Kenmerkend voor MD in het algemeen zijn klachten die het gevolg zijn van vertraagde spierontspanning (myotonie) en spierverzwakking (dystrofie). Van MD bestaan twee typen: MD type 1 en MD type 2. Het verschilt per type welke ziekteverschijnselen het eerste optreden en op welke leeftijd dat gebeurt.
- Bij MD type 1 zijn de symptomen bij baby’s met de congenitale vorm en bij kinderen met de kindervorm meestal ernstiger dan bij tieners en volwassenen die de volwassen of de milde vorm hebben. Bij baby’s wordt de diagnose vaak gesteld naar aanleiding van ademhalings- en slikproblemen, klompvoetjes en spierzwakte. Bij kinderen zijn spierzwakte, hart-, maag- en darmproblemen en leer- en gedragsproblemen meestal de aanleiding voor diagnosestelling.

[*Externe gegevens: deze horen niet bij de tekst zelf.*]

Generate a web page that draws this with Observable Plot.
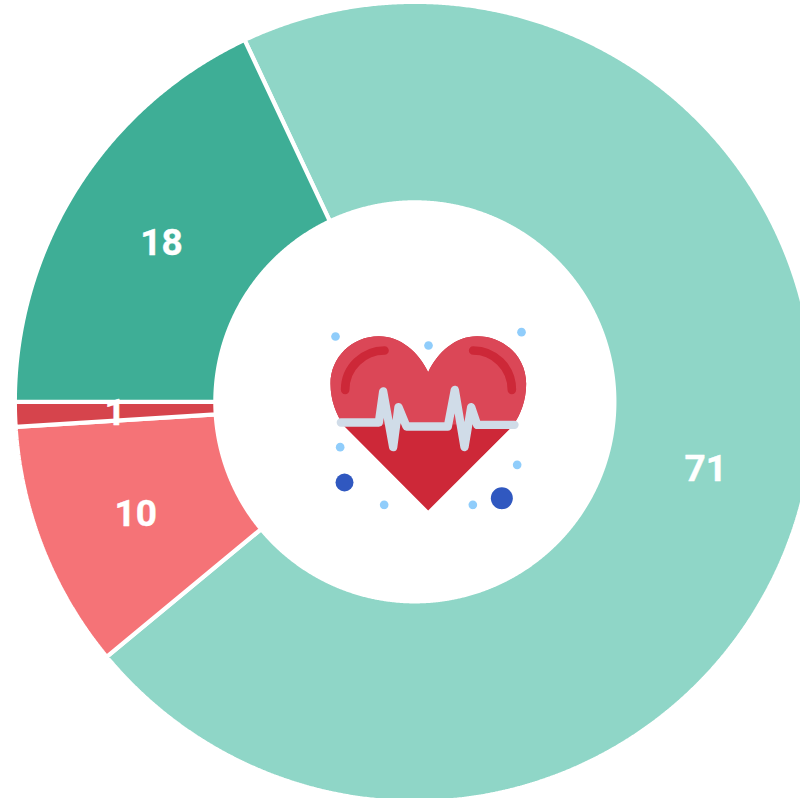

- Tieners en volwassenen met MD type 1 hebben naast spierzwakte en vertraagde spierontspanning vaak ook last van maag- en darmklachten, staar, traagheid en slaperigheid.
- Bij de milde vorm valt vooral op dat mensen vóór hun vijftigste al last hebben van staar, ook zonder dat er sprake is van spierzwakte en vertraagde spierontspanning.
- Bij MD type 2 is spierzwakte en –stijfheid, vooral in de bovenarmen en –benen, de handen en de nek, meestal aanleiding voor onderzoek. Over het algemeen komen deze klachten pas na het twintigste jaar aan het licht.